The book chronicles the experiences of three men (Harris, Allard Lowenstein, and Dennis Sweeney) amid the political and social tumult of the 1960s, as well as the aftermath of these experiences. Specifically, paranoid schizophrenia and two decades of accumulated disillusionment and homophobia eventually led a deranged Sweeney to murder Lowenstein.

One-term Congressman Lowenstein, "the world's oldest student activist," had, by his forties, lived decades in various political arenas. From the Mississippi Freedom Summer project in the Deep South, to the Dump Johnson campaign of 1968, Allard was passionate and well-connected in liberal circles. He was most likely bisexual before the word was current.
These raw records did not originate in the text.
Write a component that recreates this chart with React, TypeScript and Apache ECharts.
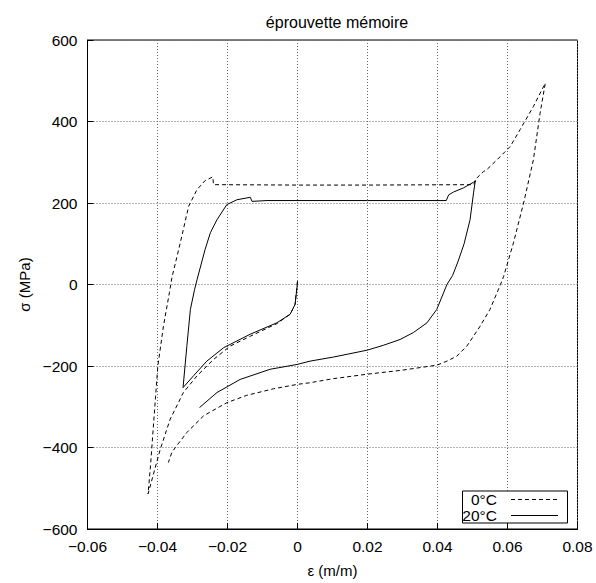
import React, { useEffect, useRef } from "react";
import * as echarts from "echarts";

// 0°C specimen (dashed): strain (m/m) and stress (MPa), in path order
const eps0C = [
  0, -0.0007, -0.0021, -0.0059, -0.0135, -0.0192, -0.024, -0.0287, -0.0326, -0.0364, -0.0392, -0.0427,
  -0.042, -0.0411, -0.0399, -0.0383, -0.0366, -0.0359, -0.0335, -0.0311, -0.0287, -0.0264, -0.0242,
  -0.024, 0.0, 0.02, 0.0503, 0.0508, 0.0512, 0.0531, 0.0541, 0.057, 0.0608, 0.0636, 0.0674, 0.0708,
  0.0693, 0.0674, 0.0646, 0.0617, 0.0589, 0.058, 0.055, 0.0522, 0.0484, 0.0455, 0.0427, 0.0398, 0.0293,
  0.02, 0.0103, 0.0036, 0, -0.0069, -0.0145, -0.0202, -0.0268, -0.0316, -0.0349, -0.0359, -0.0369,
];
const sig0C = [
  8, -49, -73, -96, -127, -151, -184, -224, -265, -331, -404, -514,
  -445, -339, -200, -102, -20, 16, 102, 192, 233, 255, 264,
  245, 244, 244, 245, 253, 261, 277, 282, 306, 339, 380, 437, 494,
  420, 306, 200, 102, 20, 0, -61, -102, -151, -176, -188, -198, -211,
  -220, -231, -241, -245, -256, -272, -290, -322, -363, -400, -412, -437,
];

// 20°C specimen (solid)
const eps20C = [
  0, -0.0002, -0.0007, -0.0021, -0.0059, -0.0135, -0.0211, -0.0259, -0.0297, -0.0327,
  -0.0316, -0.0306, -0.0294, -0.0287, -0.0264, -0.0249, -0.023, -0.0202, -0.0173, -0.0135,
  -0.013, -0.0087, 0.02, 0.0425, 0.0432, 0.0446, 0.0474, 0.0503, 0.0508,
  0.0503, 0.0493, 0.0476, 0.0458, 0.0443, 0.0427, 0.0398, 0.037, 0.0331, 0.0293, 0.0246,
  0.02, 0.0103, 0.0036, 0, -0.0078, -0.0164, -0.023, -0.028,
];
const sig20C = [
  8, -12, -49, -73, -94, -122, -155, -188, -224, -253,
  -150, -61, -12, 12, 86, 127, 159, 196, 208, 214,
  204, 206, 206, 206, 220, 227, 237, 251, 255,
  225, 159, 100, 55, 22, 0, -61, -94, -118, -135, -149,
  -161, -178, -188, -196, -208, -233, -265, -302,
];

const seriesNames = ["0°C", "20°C"];
const FONT = "'Liberation Sans', Arial, Helvetica, sans-serif";

const fmt = (v: number) => {
  if (Math.abs(v) < 1e-12) return "0";
  const s = String(parseFloat(v.toFixed(4)));
  return s.replace("-", "\u2212");
};

export default function App() {
  const ref = useRef<HTMLDivElement>(null);
  useEffect(() => {
    if (!ref.current) return;
    const chart = echarts.init(ref.current, undefined, { renderer: "svg" });
    const d0 = eps0C.map((e, i) => [e, sig0C[i]]);
    const d20 = eps20C.map((e, i) => [e, sig20C[i]]);
    const gridLine = { show: true, lineStyle: { color: "#666", type: [1, 2], width: 1 } };
    chart.setOption({
      animation: false,
      backgroundColor: "#fff",
      title: {
        text: "éprouvette mémoire",
        left: 332,
        top: 9,
        textAlign: "center",
        textStyle: { fontSize: 16, fontWeight: "normal", color: "#000", fontFamily: FONT },
      },
      grid: {
        left: 87.5, right: 18.5, top: 40, bottom: 53,
        show: true, borderColor: "#000", borderWidth: 1, containLabel: false,
      },
      xAxis: {
        type: "value", min: -0.06, max: 0.08, interval: 0.02,
        name: "ε (m/m)", nameLocation: "middle", nameGap: 34,
        nameTextStyle: { fontSize: 15, color: "#000", fontFamily: FONT },
        axisLine: { show: true, onZero: false, lineStyle: { color: "#000", width: 1 } },
        axisTick: { show: true, inside: true, length: 6, lineStyle: { color: "#000" } },
        axisLabel: { color: "#000", fontSize: 15.5, fontFamily: FONT, margin: 9, formatter: fmt },
        splitLine: gridLine,
      },
      yAxis: {
        type: "value", min: -600, max: 600, interval: 200,
        name: "σ (MPa)", nameLocation: "middle", nameGap: 49,
        nameTextStyle: { fontSize: 15, color: "#000", fontFamily: FONT },
        axisLine: { show: true, onZero: false, lineStyle: { color: "#000", width: 1 } },
        axisTick: { show: true, inside: true, length: 6, lineStyle: { color: "#000" } },
        axisLabel: { color: "#000", fontSize: 15.5, fontFamily: FONT, margin: 10, formatter: fmt },
        splitLine: gridLine,
      },
      series: [
        {
          name: seriesNames[0], type: "line", data: d0, showSymbol: false,
          lineStyle: { color: "#000", width: 1, type: [4, 3] },
        },
        {
          name: seriesNames[1], type: "line", data: d20, showSymbol: false,
          lineStyle: { color: "#000", width: 1, type: "solid" },
        },
      ],
      graphic: [
        {
          type: "rect", shape: { x: 462.5, y: 491, width: 105, height: 32 },
          style: { fill: "#fff", stroke: "#000", lineWidth: 1 }, z: 100,
        },
        {
          type: "text", x: 497, y: 499, z: 101,
          style: { text: seriesNames[0], fill: "#000", fontSize: 15.5, fontFamily: FONT, align: "right", verticalAlign: "middle" },
        },
        {
          type: "text", x: 497, y: 515, z: 101,
          style: { text: seriesNames[1], fill: "#000", fontSize: 15.5, fontFamily: FONT, align: "right", verticalAlign: "middle" },
        },
        {
          type: "line", z: 101, shape: { x1: 511, y1: 499.5, x2: 558, y2: 499.5 },
          style: { stroke: "#000", lineWidth: 1, lineDash: [4, 3] },
        },
        {
          type: "line", z: 101, shape: { x1: 511, y1: 515.5, x2: 558, y2: 515.5 },
          style: { stroke: "#000", lineWidth: 1 },
        },
      ],
    });
    return () => chart.dispose();
  }, []);
  return <div ref={ref} style={{ width: 596, height: 583, position: "absolute", left: 0, top: 0 }} />;
}
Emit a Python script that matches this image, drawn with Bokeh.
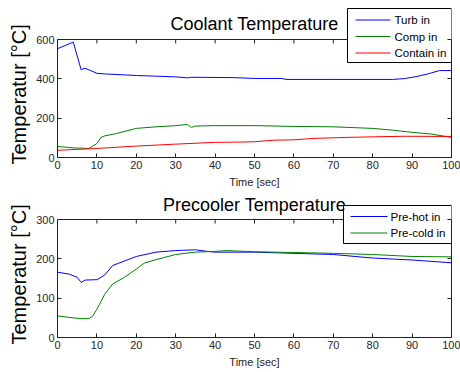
from bokeh.plotting import figure
from bokeh.models import LinearAxis, Range1d, FixedTicker, Span, Label, Title
from bokeh.core.properties import value
from bokeh.layouts import column
from bokeh.embed import file_html
from bokeh.resources import INLINE

# ---- data: top panel (Coolant Temperature) ----
t_turb = [0, 4, 6, 7, 10, 12, 20, 30, 33, 34, 40, 45, 50, 57, 58, 70, 85, 88, 91, 94, 97, 100]
turb_in = [553, 587, 446, 454, 428, 425, 417, 410, 405, 408, 407, 406, 402, 402, 397, 397, 397, 401, 411, 425, 442, 442]

t_comp = [0, 4, 8, 10, 11, 12, 15, 20, 25, 30, 33, 34, 35, 40, 50, 60, 70, 80, 85, 90, 95, 100]
comp_in = [56, 49, 46, 71, 102, 110, 122, 148, 156, 162, 168, 153, 160, 162, 162, 158, 156, 148, 139, 128, 119, 102]

t_cont = [0, 8, 10, 20, 30, 40, 45, 50, 55, 60, 65, 73, 80, 88, 100]
contain_in = [37, 44, 46, 58, 68, 77, 78, 80, 88, 90, 97, 102, 105, 108, 107]

# ---- data: bottom panel (Precooler Temperature) ----
t_hot = [0, 3, 5, 6, 7, 10, 12, 14, 20, 25, 30, 35, 38, 40, 50, 60, 70, 80, 90, 100]
pre_hot_in = [166, 161, 153, 140, 146, 147, 159, 183, 206, 217, 221, 223, 219, 217, 217, 214, 211, 202, 197, 190]

t_cold = [0, 3, 6, 8, 9, 10, 12, 14, 17, 20, 22, 25, 30, 35, 40, 43, 50, 60, 70, 80, 90, 100]
pre_cold_in = [55, 51, 48, 48, 55, 72, 110, 136, 153, 174, 189, 198, 211, 217, 219, 221, 218, 216, 214, 211, 206, 205]

x_ticks = [0, 10, 20, 30, 40, 50, 60, 70, 80, 90, 100]
y_ticks_top = [0, 200, 400, 600]
y_ticks_bot = [0, 100, 200, 300]

labels_top = ["Turb in", "Comp in", "Contain in"]
colors_top = ["#0000ff", "#008000", "#ff0000"]
labels_bot = ["Pre-hot in", "Pre-cold in"]
colors_bot = ["#0000ff", "#008000"]

FONT = "Liberation Sans"
AX = "#222222"
LBL = "#262626"
BOX_H = 118    # height in px of each axes box
FRAME_L = 57   # px, left edge of the axes box
FRAME_W = 394  # px, width of the axes box
TICK = 4


def style_axis(ax, ticks, show_labels=True):
    ax.ticker = FixedTicker(ticks=ticks)
    ax.major_tick_in = TICK
    ax.major_tick_out = 0
    ax.minor_tick_in = 0
    ax.minor_tick_out = 0
    ax.axis_line_color = AX
    ax.major_tick_line_color = AX
    ax.major_label_text_font = FONT
    if show_labels:
        ax.major_label_text_color = LBL
        ax.major_label_text_font_size = "11px"
        ax.major_label_standoff = 3
    else:
        ax.major_label_text_color = None
        ax.major_label_text_font_size = "0px"
        ax.major_label_standoff = 0


def make_fig(ymax, yticks, height, mb_bottom):
    frame_h = height - mb_bottom
    y_end = ymax * frame_h / BOX_H
    p = figure(width=460, height=height, x_range=Range1d(0, 100), y_range=Range1d(0, y_end),
               output_backend="svg", toolbar_location=None, title=None,
               min_border_left=FRAME_L, min_border_right=460 - FRAME_L - FRAME_W,
               min_border_top=0, min_border_bottom=mb_bottom)
    p.grid.visible = False
    p.outline_line_color = None
    style_axis(p.xaxis[0], x_ticks)
    style_axis(p.yaxis[0], yticks)
    p.yaxis[0].bounds = (0, ymax)
    p.xaxis[0].axis_label = "Time [sec]"
    p.xaxis[0].axis_label_text_font = FONT
    p.xaxis[0].axis_label_text_font_size = "11px"
    p.xaxis[0].axis_label_text_font_style = "normal"
    p.xaxis[0].axis_label_text_color = LBL
    p.xaxis[0].axis_label_standoff = 4
    ylab = Title(text="Temperatur [°C]", align="left", offset=-7, vertical_align="bottom",
                 standoff=8, text_font=FONT, text_font_size="20px",
                 text_font_style="normal", text_color="black")
    p.add_layout(ylab, "left")
    right = LinearAxis()
    style_axis(right, yticks, show_labels=False)
    right.bounds = (0, ymax)
    p.add_layout(right, "right")
    # top edge of the axes box (drawn beneath everything else)
    p.add_layout(Span(location=ymax, dimension="width", line_color=AX, line_width=1, level="underlay"))
    per_px = y_end / frame_h
    p.segment(x0=x_ticks, y0=[ymax] * len(x_ticks), x1=x_ticks,
              y1=[ymax - TICK * per_px] * len(x_ticks), line_color=AX, line_width=1)
    return p, per_px


def add_title(p, title, per_px, px_above_bottom):
    p.add_layout(Label(x=50, y=px_above_bottom * per_px, text=title,
                       text_align="center", text_baseline="alphabetic",
                       text_font=FONT, text_font_size="18px", text_color="black"))


def add_legend(p, labels, colors, per_px, frame_bottom_py, box, rows, glyph, text_px):
    def tx(px):
        return (px - FRAME_L) * 100.0 / FRAME_W

    def ty(py):
        return (frame_bottom_py - py) * per_px

    left, right, top, bottom = box
    n = len(labels)
    p.quad(left=[tx(left)], right=[tx(right)], top=[ty(top)], bottom=[ty(bottom)],
           fill_color="white", line_color="black", line_width=1)
    ys = [ty(r) for r in rows]
    p.segment(x0=[tx(glyph[0])] * n, x1=[tx(glyph[1])] * n, y0=ys, y1=ys,
              line_color=colors, line_width=1)
    p.text(x=[tx(text_px)] * n, y=ys, text=labels, text_font=value(FONT),
           text_font_size=value("11.5px"), text_color="black",
           text_align="left", text_baseline="middle")


# ---- top panel ----
p1, pp1 = make_fig(600, y_ticks_top, 190, 33)
p1.line(t_turb, turb_in, line_color=colors_top[0], line_width=1)
p1.line(t_comp, comp_in, line_color=colors_top[1], line_width=1)
p1.line(t_cont, contain_in, line_color=colors_top[2], line_width=1)
add_title(p1, "Coolant Temperature", pp1, 157 - 23)
add_legend(p1, labels_top, colors_top, pp1, 157,
           box=(347, 451, 8, 62), rows=[19.5, 36, 52.5], glyph=(355, 390), text_px=394)

# ---- bottom panel (page y offset 190) ----
p2, pp2 = make_fig(300, y_ticks_bot, 182, 35)
p2.line(t_hot, pre_hot_in, line_color=colors_bot[0], line_width=1)
p2.line(t_cold, pre_cold_in, line_color=colors_bot[1], line_width=1)
add_title(p2, "Precooler Temperature", pp2, 147 - 14)
add_legend(p2, labels_bot, colors_bot, pp2, 147,
           box=(343, 451, 15, 53), rows=[26, 42.5], glyph=(350, 387), text_px=390)

layout = column(p1, p2, spacing=0)
open("out.html", "w").write(file_html(layout, INLINE))
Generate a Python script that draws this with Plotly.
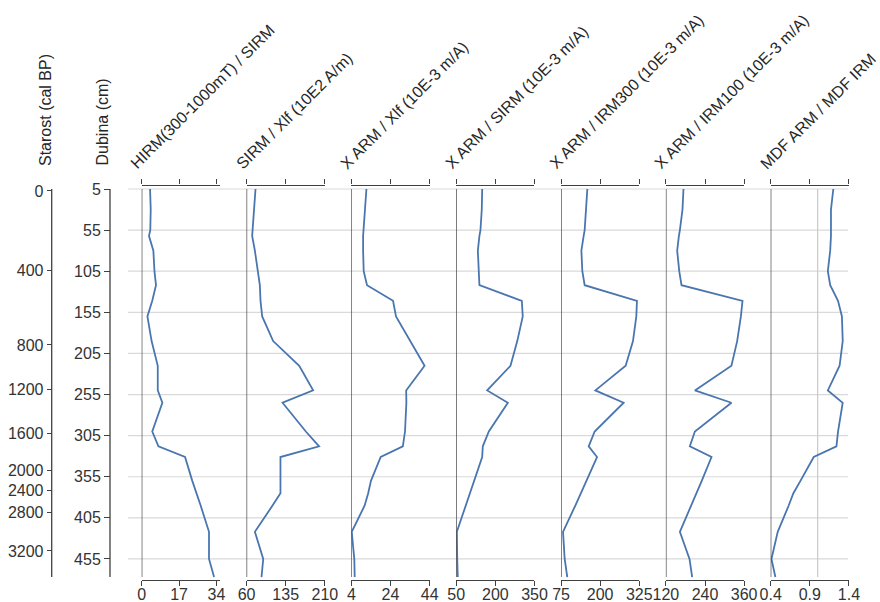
import plotly.graph_objects as go

# ---------------- data ----------------
depth = [5, 30, 55, 62, 80, 105, 122, 141, 160, 190, 220, 250, 265, 300, 318, 331, 360, 375, 390, 422, 455, 477]

hirm_sirm = [3.8, 4.1, 3.9, 3.3, 5.3, 5.8, 6.5, 4.8, 2.6, 4.5, 7.3, 7.3, 9.4, 4.8, 7.6, 19.7, 23.0, 25.0, 26.8, 30.6, 30.6, 32.9]
sirm_xlf = [77.2, 74.7, 71.5, 70.8, 76, 82.3, 85.5, 86.8, 90, 111, 161, 187.6, 129, 173.6, 199, 125, 125, 125, 109.8, 76, 92, 88.7]
xarm_xlf = [11.7, 10.8, 10.1, 10.0, 10.0, 10.3, 12.0, 25.3, 26.8, 34.0, 41.4, 32.0, 32.1, 31.4, 30.3, 19.0, 14.0, 12.6, 10.8, 4.2, 5.5, 5.7]
xarm_sirm = [149.6, 148, 143, 139, 133, 135.5, 139, 301.5, 305, 284, 258, 168.7, 248, 175, 152, 149.6, 118.5, 101, 85, 52.6, 54, 56]
xarm_irm300 = [159, 155.9, 150.5, 147.3, 140, 143, 150.5, 317.5, 315.4, 304.8, 281.4, 184.6, 275, 182.4, 163.3, 190, 156.6, 138.5, 120.7, 81.4, 86.7, 95]
xarm_irm100 = [174, 171, 163, 160, 154.7, 161, 168, 355, 350, 338.6, 321, 209, 321, 209, 193.5, 260, 230, 214, 198, 163, 192.5, 200.7]
mdf_ratio = [1.20, 1.17, 1.17, 1.17, 1.16, 1.13, 1.16, 1.26, 1.31, 1.32, 1.28, 1.13, 1.32, 1.26, 1.24, 0.95, 0.78, 0.69, 0.63, 0.49, 0.41, 0.46]

titles = ["HIRM(300-1000mT) / SIRM", "SIRM / Xlf (10E2 A/m)", "X ARM / Xlf (10E-3 m/A)",
          "X ARM / SIRM (10E-3 m/A)", "X ARM / IRM300 (10E-3 m/A)", "X ARM / IRM100 (10E-3 m/A)",
          "MDF ARM / MDF IRM"]
x_ranges = [[0, 35.6], [60, 210], [4, 44], [50, 350], [75, 325], [120, 360], [0.4, 1.4]]
x_ticks = [[0, 17, 34], [60, 135, 210], [4, 24, 44], [50, 200, 350], [75, 200, 325], [120, 240, 360], [0.4, 0.9, 1.4]]
x_ticktext = [["0", "17", "34"], ["60", "135", "210"], ["4", "24", "44"], ["50", "200", "350"],
              ["75", "200", "325"], ["120", "240", "360"], ["0.4", "0.9", "1.4"]]
mdf_ref_line = 1.0

depth_ticks = [5, 55, 105, 155, 205, 255, 305, 355, 405, 455]
age_ticks = ["0", "400", "800", "1200", "1600", "2000", "2400", "2800", "3200"]
age_tick_depths = [7.4, 104.4, 194.7, 248.6, 302.1, 346.8, 372.0, 398.7, 445.3]

series = [hirm_sirm, sirm_xlf, xarm_xlf, xarm_sirm, xarm_irm300, xarm_irm100, mdf_ratio]

# ---------------- layout geometry ----------------
W, H = 880, 602
def px(x):
    return x / W
def py(y):
    return 1 - y / H

panel_left0 = 141.7
panel_step = 104.83
panel_w = 78.3
y_top_px, y_bot_px = 185.5, 580.0
y_range = [480.6, 0.74]

LINE = "#4a76b0"
AX = "#404040"
GRID = "#d9d9d9"
TXT = "#333333"
FONT = "Liberation Sans, Arial, sans-serif"

fig = go.Figure()
layout = dict(
    width=W, height=H, margin=dict(l=0, r=0, t=0, b=0, autoexpand=False),
    paper_bgcolor="white", plot_bgcolor="rgba(0,0,0,0)",
    showlegend=False, font=dict(family=FONT, size=16, color=TXT),
)

shapes = []
annotations = []

for d in depth_ticks:
    shapes.append(dict(type="line", xref="paper", yref="y", x0=px(128), x1=px(848), y0=d, y1=d,
                       line=dict(color=GRID, width=1.2), layer="below"))

for i, (vals, rng, tv, tt, title) in enumerate(zip(series, x_ranges, x_ticks, x_ticktext, titles)):
    xa = "x" if i == 0 else f"x{i+1}"
    xkey = "xaxis" if i == 0 else f"xaxis{i+1}"
    left = panel_left0 + i * panel_step
    fig.add_trace(go.Scatter(x=vals, y=depth, mode="lines", xaxis=xa, yaxis="y",
                             line=dict(color=LINE, width=1.8), hoverinfo="skip"))
    layout[xkey] = dict(
        domain=[px(left), px(left + panel_w)], range=rng, anchor="y",
        tickvals=tv, ticktext=tt, ticks="outside", ticklen=5, tickwidth=1.3, tickcolor=AX,
        showline=True, linecolor=AX, linewidth=1.3, mirror="ticks", automargin=False,
        ticklabelstandoff=-5,
        showgrid=False, zeroline=False, tickfont=dict(size=16, color=TXT, family=FONT),
    )
    shapes.append(dict(type="line", xref=xa, yref="y", x0=rng[0], x1=rng[0], y0=depth[0], y1=depth[-1],
                       line=dict(color=AX, width=1.3)))
    annotations.append(dict(text=title, xref="paper", yref="paper", x=px(left - 17), y=py(175),
                            xanchor="left", yanchor="bottom", textangle=-45, showarrow=False,
                            font=dict(size=16, color="#262626", family=FONT)))

shapes.append(dict(type="line", xref="x7", yref="y", x0=mdf_ref_line, x1=mdf_ref_line, y0=depth[0], y1=depth[-1],
                   line=dict(color="#c8c8c8", width=1.2), layer="below"))

for xp in (110, 51.7):
    shapes.append(dict(type="line", xref="paper", yref="y", x0=px(xp), x1=px(xp), y0=depth[0], y1=depth[-1],
                       line=dict(color=AX, width=1.3)))

layout["yaxis"] = dict(domain=[py(y_bot_px), py(y_top_px)], range=y_range, visible=False,
                       showgrid=False, zeroline=False)
layout["yaxis2"] = dict(overlaying="y", anchor="free", position=px(110), side="left", range=y_range,
                        tickvals=depth_ticks, ticktext=[str(d) for d in depth_ticks],
                        ticks="outside", ticklen=6, tickwidth=1.3, tickcolor=AX, showline=False,
                        showgrid=False, zeroline=False, automargin=False,
                        tickfont=dict(size=16, color=TXT, family=FONT))
layout["yaxis3"] = dict(overlaying="y", anchor="free", position=px(51.7), side="left", range=y_range,
                        tickvals=age_tick_depths, ticktext=age_ticks,
                        ticks="outside", ticklen=5, tickwidth=1.3, tickcolor=AX, showline=False,
                        showgrid=False, zeroline=False, automargin=False,
                        tickfont=dict(size=16, color=TXT, family=FONT))
fig.add_trace(go.Scatter(x=[None], y=[None], xaxis="x", yaxis="y2", hoverinfo="skip", showlegend=False))
fig.add_trace(go.Scatter(x=[None], y=[None], xaxis="x", yaxis="y3", hoverinfo="skip", showlegend=False))

annotations.append(dict(text="Starost (cal BP)", xref="paper", yref="paper", x=px(45), y=py(168),
                        xanchor="center", yanchor="bottom", textangle=-90, showarrow=False,
                        font=dict(size=16, color="#262626", family=FONT)))
annotations.append(dict(text="Dubina (cm)", xref="paper", yref="paper", x=px(102), y=py(168),
                        xanchor="center", yanchor="bottom", textangle=-90, showarrow=False,
                        font=dict(size=16, color="#262626", family=FONT)))

layout["shapes"] = shapes
layout["annotations"] = annotations
fig.update_layout(**layout)

fig.write_html("out.html", config={"displayModeBar": False},
               post_script="document.body.style.margin='0px';document.body.style.overflow='hidden';"
                           "document.documentElement.style.overflow='hidden';")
Harris's detailed and historical narration, written in an attempt to explain the lives of each of the characters, discusses how the three activists began their affiliations at Stanford University, and continued through the turbulent decade.

Lowenstein's sexual orientation reappears throughout the book and serves as one of many connections between the three main figures: both Harris and Sweeney rejected overt passes from Lowenstein; Harris's reaction was thoughtful, empathetic, and verbal; but Sweeney's reaction was decidedly irrational and physical and ended in murder.

Dreams Die Hard was adapted into a two-act play of the same name by John Binder which was first produced at the Met Theater in Hollywood in 1995.